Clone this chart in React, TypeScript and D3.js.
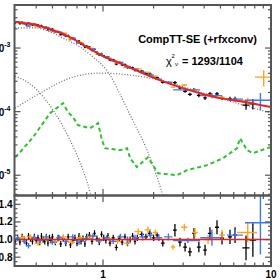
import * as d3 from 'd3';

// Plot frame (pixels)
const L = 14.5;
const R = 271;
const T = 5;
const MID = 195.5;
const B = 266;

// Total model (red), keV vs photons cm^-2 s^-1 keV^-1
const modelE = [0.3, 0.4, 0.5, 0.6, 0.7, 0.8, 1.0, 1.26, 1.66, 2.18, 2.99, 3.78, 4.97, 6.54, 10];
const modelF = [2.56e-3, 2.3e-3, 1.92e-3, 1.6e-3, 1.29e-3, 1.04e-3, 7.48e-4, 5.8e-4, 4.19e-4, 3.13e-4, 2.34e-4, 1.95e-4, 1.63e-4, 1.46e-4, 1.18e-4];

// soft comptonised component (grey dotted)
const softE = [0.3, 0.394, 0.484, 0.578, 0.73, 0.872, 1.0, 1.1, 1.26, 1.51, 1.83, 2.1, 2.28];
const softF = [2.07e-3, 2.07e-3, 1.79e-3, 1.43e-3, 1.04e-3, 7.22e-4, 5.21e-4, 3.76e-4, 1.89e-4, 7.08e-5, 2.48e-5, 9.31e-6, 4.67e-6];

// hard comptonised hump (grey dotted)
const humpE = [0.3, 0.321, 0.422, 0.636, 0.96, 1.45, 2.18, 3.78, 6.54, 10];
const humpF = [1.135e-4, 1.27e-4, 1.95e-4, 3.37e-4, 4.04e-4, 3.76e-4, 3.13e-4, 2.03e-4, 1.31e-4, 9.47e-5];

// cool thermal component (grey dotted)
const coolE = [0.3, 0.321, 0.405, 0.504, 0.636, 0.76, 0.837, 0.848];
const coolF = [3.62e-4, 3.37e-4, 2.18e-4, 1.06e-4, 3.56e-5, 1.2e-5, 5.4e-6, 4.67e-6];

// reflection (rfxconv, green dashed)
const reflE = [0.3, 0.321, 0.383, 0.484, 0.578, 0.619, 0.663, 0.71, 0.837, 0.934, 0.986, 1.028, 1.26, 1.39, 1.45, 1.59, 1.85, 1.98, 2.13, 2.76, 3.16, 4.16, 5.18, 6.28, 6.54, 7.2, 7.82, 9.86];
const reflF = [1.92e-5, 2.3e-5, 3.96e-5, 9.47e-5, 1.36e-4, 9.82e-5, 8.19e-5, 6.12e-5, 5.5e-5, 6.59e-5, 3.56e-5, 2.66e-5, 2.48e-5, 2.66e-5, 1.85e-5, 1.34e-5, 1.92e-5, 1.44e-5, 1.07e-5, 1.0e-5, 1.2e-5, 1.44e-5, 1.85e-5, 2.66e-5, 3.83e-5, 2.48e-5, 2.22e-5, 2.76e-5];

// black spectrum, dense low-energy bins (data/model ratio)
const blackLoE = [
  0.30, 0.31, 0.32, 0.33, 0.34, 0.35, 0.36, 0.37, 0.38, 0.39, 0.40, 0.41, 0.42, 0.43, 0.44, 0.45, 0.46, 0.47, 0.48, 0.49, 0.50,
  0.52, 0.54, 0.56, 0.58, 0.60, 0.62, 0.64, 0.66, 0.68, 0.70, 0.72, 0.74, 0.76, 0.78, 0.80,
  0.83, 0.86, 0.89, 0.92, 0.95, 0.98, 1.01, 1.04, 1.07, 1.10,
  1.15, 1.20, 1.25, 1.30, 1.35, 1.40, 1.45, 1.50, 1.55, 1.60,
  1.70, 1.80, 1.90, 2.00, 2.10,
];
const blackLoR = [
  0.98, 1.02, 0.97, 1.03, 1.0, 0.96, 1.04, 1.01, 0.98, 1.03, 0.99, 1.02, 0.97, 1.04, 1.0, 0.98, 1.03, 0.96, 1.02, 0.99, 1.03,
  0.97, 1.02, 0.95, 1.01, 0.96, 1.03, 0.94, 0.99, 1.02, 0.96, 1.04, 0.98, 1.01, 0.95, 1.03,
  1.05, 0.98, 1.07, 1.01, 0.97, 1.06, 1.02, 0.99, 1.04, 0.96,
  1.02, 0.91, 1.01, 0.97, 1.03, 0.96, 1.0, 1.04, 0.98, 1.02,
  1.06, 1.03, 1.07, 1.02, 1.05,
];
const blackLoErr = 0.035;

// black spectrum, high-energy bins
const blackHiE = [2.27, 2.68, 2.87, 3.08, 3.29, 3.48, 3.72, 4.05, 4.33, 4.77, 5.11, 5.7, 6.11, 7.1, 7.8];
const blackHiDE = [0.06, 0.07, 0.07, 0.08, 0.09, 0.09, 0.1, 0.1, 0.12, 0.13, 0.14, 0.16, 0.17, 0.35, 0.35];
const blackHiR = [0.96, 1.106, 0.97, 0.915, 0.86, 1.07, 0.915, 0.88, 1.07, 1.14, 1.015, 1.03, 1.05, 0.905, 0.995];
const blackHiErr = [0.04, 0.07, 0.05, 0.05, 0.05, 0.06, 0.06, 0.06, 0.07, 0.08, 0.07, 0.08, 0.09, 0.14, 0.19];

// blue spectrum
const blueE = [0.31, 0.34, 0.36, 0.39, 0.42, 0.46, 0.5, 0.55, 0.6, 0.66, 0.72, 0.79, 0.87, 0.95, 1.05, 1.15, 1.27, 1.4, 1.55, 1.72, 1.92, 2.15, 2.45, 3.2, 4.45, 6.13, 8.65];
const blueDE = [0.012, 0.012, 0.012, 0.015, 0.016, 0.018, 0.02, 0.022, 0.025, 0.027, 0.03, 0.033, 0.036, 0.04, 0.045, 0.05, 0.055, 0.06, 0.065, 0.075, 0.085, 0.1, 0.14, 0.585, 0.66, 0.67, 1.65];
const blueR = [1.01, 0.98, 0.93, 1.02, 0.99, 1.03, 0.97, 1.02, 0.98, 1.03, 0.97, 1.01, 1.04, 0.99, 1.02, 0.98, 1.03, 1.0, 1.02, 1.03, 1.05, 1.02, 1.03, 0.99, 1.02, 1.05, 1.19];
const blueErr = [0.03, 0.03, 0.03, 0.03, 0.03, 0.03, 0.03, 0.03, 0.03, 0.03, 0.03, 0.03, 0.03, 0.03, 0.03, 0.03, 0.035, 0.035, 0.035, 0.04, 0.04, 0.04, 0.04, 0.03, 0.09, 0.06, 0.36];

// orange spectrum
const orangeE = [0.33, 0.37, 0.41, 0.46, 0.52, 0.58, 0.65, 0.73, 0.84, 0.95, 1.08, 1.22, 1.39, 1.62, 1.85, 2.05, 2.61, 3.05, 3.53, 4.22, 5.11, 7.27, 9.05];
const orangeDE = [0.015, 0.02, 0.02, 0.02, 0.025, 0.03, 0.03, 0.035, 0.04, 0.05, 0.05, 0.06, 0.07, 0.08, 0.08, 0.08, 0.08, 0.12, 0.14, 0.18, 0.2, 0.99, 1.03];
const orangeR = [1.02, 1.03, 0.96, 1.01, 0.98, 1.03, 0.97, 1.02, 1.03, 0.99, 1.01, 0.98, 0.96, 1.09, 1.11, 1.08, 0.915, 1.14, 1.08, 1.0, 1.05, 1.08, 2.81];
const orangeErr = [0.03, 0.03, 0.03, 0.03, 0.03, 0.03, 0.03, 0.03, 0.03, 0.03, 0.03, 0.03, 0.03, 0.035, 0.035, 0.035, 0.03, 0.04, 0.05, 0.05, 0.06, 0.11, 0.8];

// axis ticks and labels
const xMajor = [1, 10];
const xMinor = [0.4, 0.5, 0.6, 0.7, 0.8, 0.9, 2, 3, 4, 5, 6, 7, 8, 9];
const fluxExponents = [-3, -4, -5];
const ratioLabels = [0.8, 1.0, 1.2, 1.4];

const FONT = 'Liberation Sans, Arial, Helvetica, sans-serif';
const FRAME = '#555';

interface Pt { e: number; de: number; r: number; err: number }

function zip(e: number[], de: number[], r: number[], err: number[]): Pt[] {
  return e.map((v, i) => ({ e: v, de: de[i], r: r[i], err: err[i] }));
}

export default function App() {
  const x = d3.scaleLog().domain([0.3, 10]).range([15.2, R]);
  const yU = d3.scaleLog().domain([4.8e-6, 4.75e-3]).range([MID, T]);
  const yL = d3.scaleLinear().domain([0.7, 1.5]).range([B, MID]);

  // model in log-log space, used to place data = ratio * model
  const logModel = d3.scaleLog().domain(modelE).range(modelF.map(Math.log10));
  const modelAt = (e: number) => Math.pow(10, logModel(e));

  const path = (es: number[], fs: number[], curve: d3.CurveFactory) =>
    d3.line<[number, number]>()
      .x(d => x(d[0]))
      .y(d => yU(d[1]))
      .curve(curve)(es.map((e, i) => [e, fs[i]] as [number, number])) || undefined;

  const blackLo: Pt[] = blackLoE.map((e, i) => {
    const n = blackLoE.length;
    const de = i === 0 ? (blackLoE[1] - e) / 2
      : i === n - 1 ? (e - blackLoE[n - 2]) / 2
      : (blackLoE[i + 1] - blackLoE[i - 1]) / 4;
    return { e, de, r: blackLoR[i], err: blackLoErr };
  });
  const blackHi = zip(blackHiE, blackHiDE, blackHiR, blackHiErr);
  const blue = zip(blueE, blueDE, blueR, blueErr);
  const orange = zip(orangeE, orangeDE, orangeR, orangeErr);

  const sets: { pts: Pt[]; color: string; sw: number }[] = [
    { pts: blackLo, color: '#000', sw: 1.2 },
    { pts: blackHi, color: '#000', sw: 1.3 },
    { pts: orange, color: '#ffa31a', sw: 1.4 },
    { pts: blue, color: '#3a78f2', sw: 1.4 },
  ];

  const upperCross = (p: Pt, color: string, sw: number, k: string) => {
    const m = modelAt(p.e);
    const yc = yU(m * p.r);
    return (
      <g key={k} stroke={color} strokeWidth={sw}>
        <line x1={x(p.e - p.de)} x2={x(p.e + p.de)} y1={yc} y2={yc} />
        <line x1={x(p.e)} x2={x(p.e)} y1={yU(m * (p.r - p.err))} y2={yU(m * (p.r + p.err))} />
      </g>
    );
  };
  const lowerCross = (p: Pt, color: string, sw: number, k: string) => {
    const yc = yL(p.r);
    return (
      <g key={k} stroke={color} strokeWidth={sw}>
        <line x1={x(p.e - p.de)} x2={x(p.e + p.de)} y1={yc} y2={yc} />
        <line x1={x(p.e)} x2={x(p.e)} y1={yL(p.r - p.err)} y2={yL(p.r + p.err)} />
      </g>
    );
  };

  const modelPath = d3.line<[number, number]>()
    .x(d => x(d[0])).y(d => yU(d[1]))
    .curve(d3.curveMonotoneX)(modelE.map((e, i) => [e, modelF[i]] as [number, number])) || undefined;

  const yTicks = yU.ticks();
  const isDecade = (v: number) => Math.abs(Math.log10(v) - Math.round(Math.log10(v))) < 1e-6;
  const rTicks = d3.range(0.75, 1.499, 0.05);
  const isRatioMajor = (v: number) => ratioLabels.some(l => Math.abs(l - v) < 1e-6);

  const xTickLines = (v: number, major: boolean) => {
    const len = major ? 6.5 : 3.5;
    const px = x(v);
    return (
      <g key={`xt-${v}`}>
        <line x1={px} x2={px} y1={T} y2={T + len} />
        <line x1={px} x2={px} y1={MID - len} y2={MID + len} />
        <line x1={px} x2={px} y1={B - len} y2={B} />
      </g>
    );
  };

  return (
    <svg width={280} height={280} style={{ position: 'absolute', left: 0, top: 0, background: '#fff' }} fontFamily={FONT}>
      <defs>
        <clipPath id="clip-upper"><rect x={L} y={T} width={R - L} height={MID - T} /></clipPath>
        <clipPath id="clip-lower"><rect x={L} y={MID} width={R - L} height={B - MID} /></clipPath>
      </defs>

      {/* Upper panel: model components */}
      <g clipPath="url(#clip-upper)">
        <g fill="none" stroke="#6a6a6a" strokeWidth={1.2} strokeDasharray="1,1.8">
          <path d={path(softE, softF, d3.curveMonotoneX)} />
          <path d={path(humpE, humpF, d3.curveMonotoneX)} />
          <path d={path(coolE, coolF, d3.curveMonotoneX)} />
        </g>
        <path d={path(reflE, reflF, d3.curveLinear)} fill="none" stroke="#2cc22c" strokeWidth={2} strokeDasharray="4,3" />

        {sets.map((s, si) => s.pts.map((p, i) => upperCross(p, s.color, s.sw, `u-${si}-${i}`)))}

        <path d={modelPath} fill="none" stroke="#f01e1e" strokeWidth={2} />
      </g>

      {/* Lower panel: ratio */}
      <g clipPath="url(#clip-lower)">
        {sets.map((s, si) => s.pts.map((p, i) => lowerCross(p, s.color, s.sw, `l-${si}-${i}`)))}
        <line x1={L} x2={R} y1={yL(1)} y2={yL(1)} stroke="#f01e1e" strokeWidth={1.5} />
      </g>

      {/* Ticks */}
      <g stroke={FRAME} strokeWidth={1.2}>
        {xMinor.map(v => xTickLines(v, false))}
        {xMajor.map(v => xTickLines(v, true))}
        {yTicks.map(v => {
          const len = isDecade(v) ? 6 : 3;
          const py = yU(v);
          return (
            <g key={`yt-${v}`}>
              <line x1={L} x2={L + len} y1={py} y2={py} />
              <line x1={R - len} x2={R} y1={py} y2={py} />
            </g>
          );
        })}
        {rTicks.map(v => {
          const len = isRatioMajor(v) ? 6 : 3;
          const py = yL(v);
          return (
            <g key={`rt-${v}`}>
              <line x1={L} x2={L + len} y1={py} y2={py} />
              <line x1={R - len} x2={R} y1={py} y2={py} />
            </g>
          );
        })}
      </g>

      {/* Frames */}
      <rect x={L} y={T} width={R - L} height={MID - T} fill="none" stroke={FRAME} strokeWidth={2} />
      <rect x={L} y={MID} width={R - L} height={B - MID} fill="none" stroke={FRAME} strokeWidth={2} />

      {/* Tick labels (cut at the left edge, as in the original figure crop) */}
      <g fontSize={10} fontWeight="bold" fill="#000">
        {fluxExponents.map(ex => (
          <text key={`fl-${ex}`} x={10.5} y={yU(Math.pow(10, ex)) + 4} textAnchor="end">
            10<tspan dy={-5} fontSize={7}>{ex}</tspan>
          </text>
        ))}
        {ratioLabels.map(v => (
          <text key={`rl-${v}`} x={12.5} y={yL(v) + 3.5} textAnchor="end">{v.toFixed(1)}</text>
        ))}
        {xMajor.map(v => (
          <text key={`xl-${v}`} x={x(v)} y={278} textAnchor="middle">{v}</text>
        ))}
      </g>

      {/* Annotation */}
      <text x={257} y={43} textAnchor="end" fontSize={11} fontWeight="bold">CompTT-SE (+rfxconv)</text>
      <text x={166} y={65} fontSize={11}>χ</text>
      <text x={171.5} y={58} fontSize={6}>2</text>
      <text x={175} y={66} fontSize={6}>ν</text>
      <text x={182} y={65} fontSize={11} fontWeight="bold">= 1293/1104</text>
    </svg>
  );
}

---

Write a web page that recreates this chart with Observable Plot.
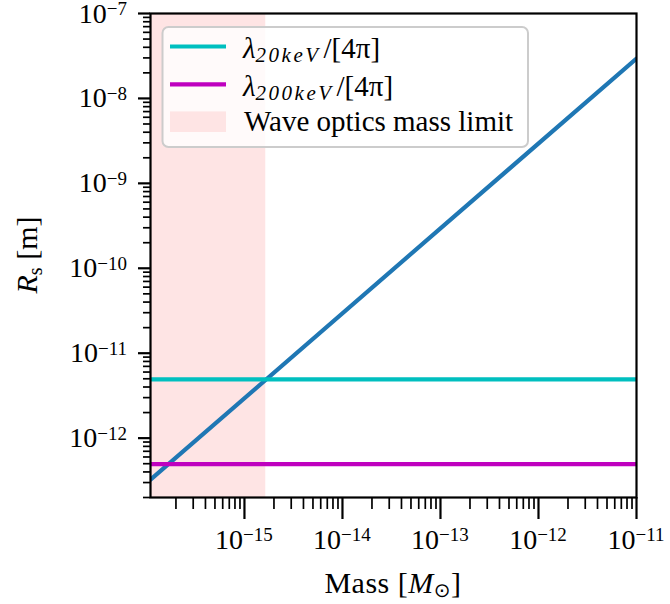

Problem details |
Skip every picture. Repeat the lines from the one with "Clone this chart" through the one with "2.48e-5, 9.31e-6, 4.67e-6];", both ends included.

Result for this task |
Clone this chart in React, TypeScript and D3.js.
import * as d3 from 'd3';

// Plot frame (pixels)
const L = 14.5;
const R = 271;
const T = 5;
const MID = 195.5;
const B = 266;

// Total model (red), keV vs photons cm^-2 s^-1 keV^-1
const modelE = [0.3, 0.4, 0.5, 0.6, 0.7, 0.8, 1.0, 1.26, 1.66, 2.18, 2.99, 3.78, 4.97, 6.54, 10];
const modelF = [2.56e-3, 2.3e-3, 1.92e-3, 1.6e-3, 1.29e-3, 1.04e-3, 7.48e-4, 5.8e-4, 4.19e-4, 3.13e-4, 2.34e-4, 1.95e-4, 1.63e-4, 1.46e-4, 1.18e-4];

// soft comptonised component (grey dotted)
const softE = [0.3, 0.394, 0.484, 0.578, 0.73, 0.872, 1.0, 1.1, 1.26, 1.51, 1.83, 2.1, 2.28];
const softF = [2.07e-3, 2.07e-3, 1.79e-3, 1.43e-3, 1.04e-3, 7.22e-4, 5.21e-4, 3.76e-4, 1.89e-4, 7.08e-5, 2.48e-5, 9.31e-6, 4.67e-6];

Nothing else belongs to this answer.